The company had its history with hurricanes and the Gulf Coast before this week, though. HP got close to Houston because of its Compaq acquisition in 2002. In 2005, Interex canceled its HP World show when the user group folded with millions in unpaid hotel deposits still on the books. At the time, HP said anyone who'd paid to attend the Interex show could shift their registration to the first-ever HP Tech Forum. The event was to be held in New Orleans in the thick of hurricane season. Katrina wrecked the city so badly that HP had to move its new show to Orlando.
The 2005 hurricane rescheduled an HP show that was not aimed to replace Interex's annual tentpole event. The scheduling might as well have been targeted at the user group, though. Interex got notice in 2004 it could collaborate with the DEC-driven Encompass user group on a 2005 conference, But the HP user group launched by HP 3000 customers was 30 years old by 2004. Interex had to go its own way to retain enough revenue from the event. User group leaders averred that the deciding factor was HP's insistence on steering the content and tone of the new event. In particular, the tone was cited by an HP liaison David Parsons. The Interex members had a history of going toe-to-toe with HP's executives in the legendary Management Roundtables.
As they often do, the storms triggered disaster recovery reporting. Before Katrina swept its broom of destruction in 2005, we ran a pair of articles about disaster recovery strategies. Our columnist Scott Hirsh has also weighed in with best practices on DR in hisWorst Practices column written in the wake of 9/11. Gulf Coast weather didn't sink Interex, but the tradition of an August-September schedule for North American HP trade shows was scattered for good by the storm. HP CEOs had a tradition of being in hurricane paths.
I was covering the show as editor of the HP Chronicle. HP had a new CEO that summer, too: Lew Platt. In that 1992 show, conference attendees watched masking tape go up on windows all day long all over the city, most of which sits below sea level. Platt made an escape in front of the storm, but not before one customer after another had to stop for a word while he was on the way to his limo. By 5 PM we were all confined to the Hilton Hotel for safety. We danced in comfort in the ballroom, drinking the city's signature hurricane cocktails and riding out the storm outside.
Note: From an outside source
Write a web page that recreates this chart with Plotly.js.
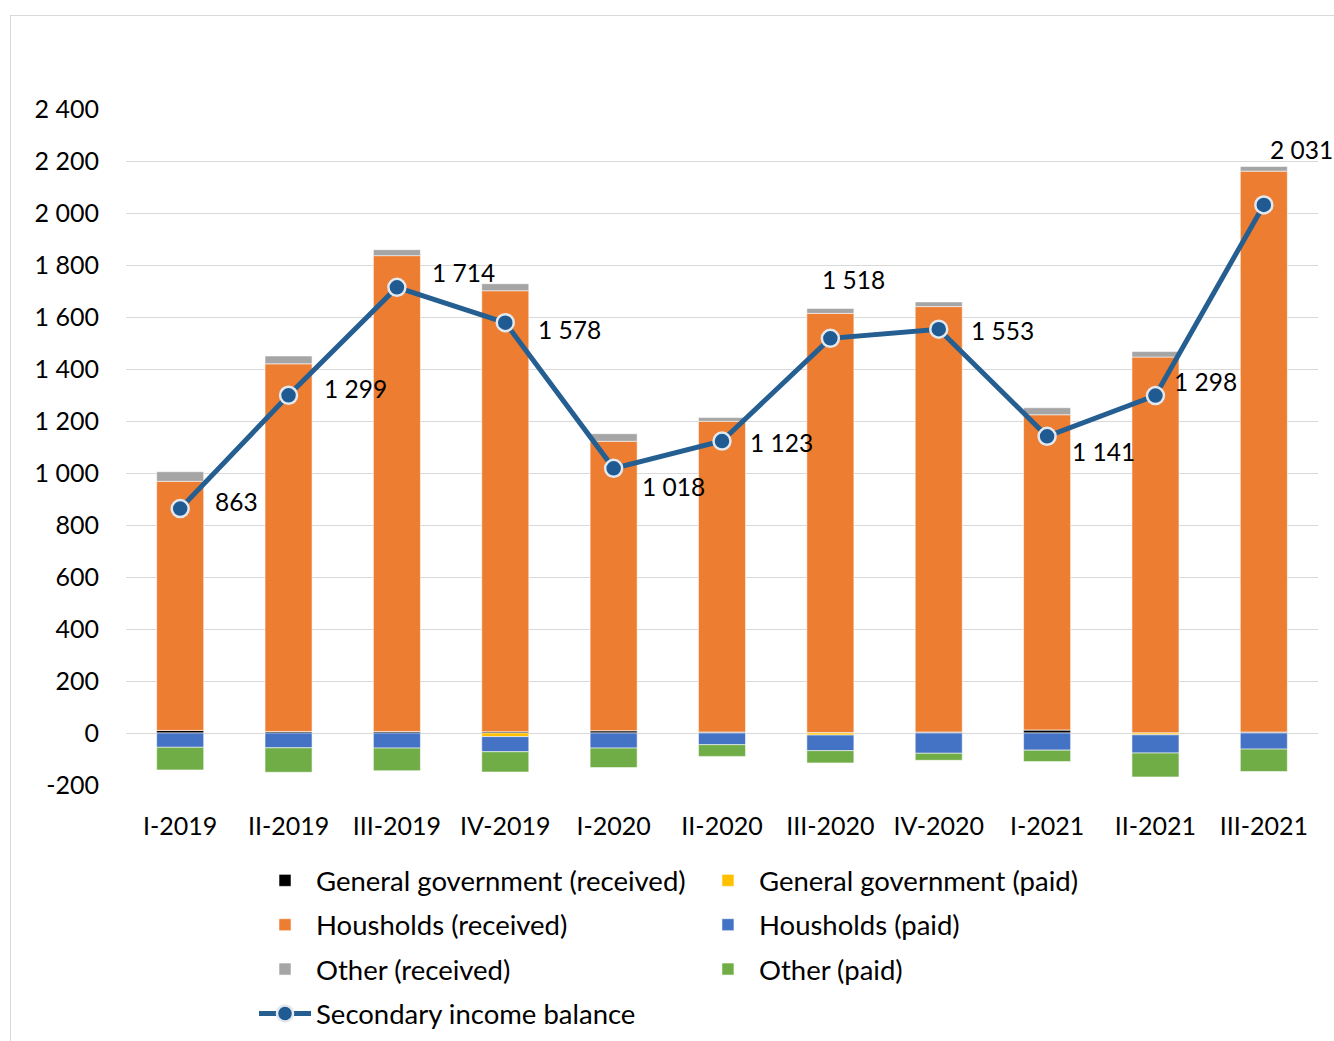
<!DOCTYPE html>
<html>
<head>
<meta charset="utf-8">
<script src="https://cdn.plot.ly/plotly-3.0.1.min.js"></script>
<style>
  html, body { margin: 0; padding: 0; background: #fff; }
  #frame { position: absolute; left: 10px; top: 15px; width: 1400px; height: 1100px; border: 1px solid #d9d9d9; box-sizing: border-box; }
  #chart { position: absolute; left: 0; top: 0; width: 1334px; height: 1041px; }
</style>
</head>
<body>
<div id="frame"></div>
<div id="chart"></div>
<script>
const categories = ['I-2019', 'II-2019', 'III-2019', 'IV-2019', 'I-2020', 'II-2020', 'III-2020', 'IV-2020', 'I-2021', 'II-2021', 'III-2021'];
const ggReceived    = [10, 6, 6, 5, 9, 4, 2, 4, 12, 1, 4];
const ggPaid        = [0, 0, 0, -14, 0, 0, -8, 0, 0, -7, 0];
const hhReceived    = [958, 1414, 1830, 1696, 1113, 1195, 1612, 1636, 1212, 1445, 2157];
const hhPaid        = [-55, -57, -58, -58, -58, -45, -60, -78, -66, -70, -62];
const otherReceived = [37, 30, 23, 27, 29, 14, 19, 18, 27, 21, 18];
const otherPaid     = [-87, -94, -87, -78, -75, -45, -47, -27, -44, -92, -86];
const balance       = [863, 1299, 1714, 1578, 1018, 1123, 1518, 1553, 1141, 1298, 2031];
const yTicks        = [-200, 0, 200, 400, 600, 800, 1000, 1200, 1400, 1600, 1800, 2000, 2200, 2400];

// label offsets (px) relative to each point: [xshift, yshift]
const labelOffsets = [[33, 7], [33, 7], [33, 15], [31, -7], [26, -18], [26, -1], [-10, 59], [30, -1], [23, -15], [17, 14], [4, 55]];

function fmt(v) {
  const s = String(Math.abs(v)).replace(/\B(?=(\d{3})+(?!\d))/g, ' ');
  return (v < 0 ? '-' : '') + s;
}

const FONT = 'Lato, "Open Sans", sans-serif';
const barLine = { color: 'rgba(255,255,255,0.55)', width: 1 };

function barTrace(name, y, color, legend, group) {
  return {
    type: 'bar', name: name, x: categories, y: y,
    marker: { color: color, line: barLine },
    legend: legend, legendgroup: group, hoverinfo: 'name+y'
  };
}

const traces = [
  barTrace('General government (received)', ggReceived, '#000000', 'legend', 'g1'),
  barTrace('General government (paid)', ggPaid, '#FFC000', 'legend2', 'g2'),
  barTrace('Housholds (received)', hhReceived, '#ED7D31', 'legend', 'g3'),
  barTrace('Housholds (paid)', hhPaid, '#4472C4', 'legend2', 'g4'),
  barTrace('Other (received)', otherReceived, '#A5A5A5', 'legend', 'g5'),
  barTrace('Other (paid)', otherPaid, '#70AD47', 'legend2', 'g6'),
  {
    type: 'scatter', mode: 'lines+markers', name: 'Secondary income balance',
    x: categories, y: balance,
    line: { color: '#255E91', width: 5 },
    marker: { color: '#1F5A92', size: 17, line: { color: '#E3E8EE', width: 2.5 } },
    legend: 'legend', legendgroup: 'g7', cliponaxis: false
  }
];

const annotations = balance.map((v, i) => ({
  x: categories[i], y: v, xref: 'x', yref: 'y',
  text: fmt(v), showarrow: false,
  xanchor: 'left', yanchor: 'middle',
  xshift: labelOffsets[i][0], yshift: labelOffsets[i][1],
  font: { family: FONT, size: 24.5, color: '#000' }
}));

const legendCommon = {
  orientation: 'v', yanchor: 'top', xanchor: 'left',
  font: { family: FONT, size: 27.5, color: '#000' },
  bgcolor: 'rgba(0,0,0,0)', tracegroupgap: 5.6, traceorder: 'grouped',
  itemwidth: 52
};

const layout = {
  width: 1334, height: 1041,
  margin: { l: 126, r: 16, t: 109, b: 256, autoexpand: false },
  paper_bgcolor: 'rgba(0,0,0,0)', plot_bgcolor: 'rgba(0,0,0,0)',
  separators: ', ',
  barmode: 'relative', bargap: 0.566,
  font: { family: FONT, size: 25, color: '#000' },
  xaxis: {
    type: 'category', range: [-0.5, categories.length - 0.5],
    showgrid: false, zeroline: false, showline: false,
    ticks: '', ticklabelstandoff: 24, automargin: false,
    tickfont: { family: FONT, size: 25, color: '#000' }
  },
  yaxis: {
    range: [-200, 2400], tickvals: yTicks, ticktext: yTicks.map(fmt),
    showgrid: true, gridcolor: '#d9d9d9', gridwidth: 1,
    zeroline: false, showline: false, ticks: '', ticklabelstandoff: 26, automargin: false,
    tickfont: { family: FONT, size: 25, color: '#000' }
  },
  showlegend: true,
  legend: Object.assign({}, legendCommon, { x: 0.1074, y: -0.105 }),
  legend2: Object.assign({}, legendCommon, { x: 0.479, y: -0.105 }),
  annotations: annotations
};

Plotly.newPlot('chart', traces, layout, { displayModeBar: false, staticPlot: true });
</script>
</body>
</html>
Everyone was told to fill bathtubs before they came to the party, in case the water supply got cut off. We all hoped that housekeeping had been zealous on those tubs.
In the advent of that 2005 storm season we put up a podcast about the intersection of new HP CEOs and hurricanes. Encompass user group's executive director Mary Ellen Smith said at the time the user group was hopeful the storm's damage wouldn't impact the conference. Users could apply for a refund until Aug. 31. A few years later, Hurricane Ike struck Houston. But it did not linger like Harvey has this week.
HP touted its new conference as “the first conference to deliver qualified, consistent education and training opportunities across HP’s broad base of customers, partners and employees.” The claim led one Interex volunteer who’d led the group’s HP 3000 content, Jerry Fochtman, to dispute HP’s promise. What about the 30 years of Interex conferences, he asked?
“I guess everything up to this point over the last 30 years that has strived to do that, with both HP’s assistance as well as partnership, wouldn’t qualify,” he said in an Internet posting. “All this political-speak is just that...a bunch of bull-dung."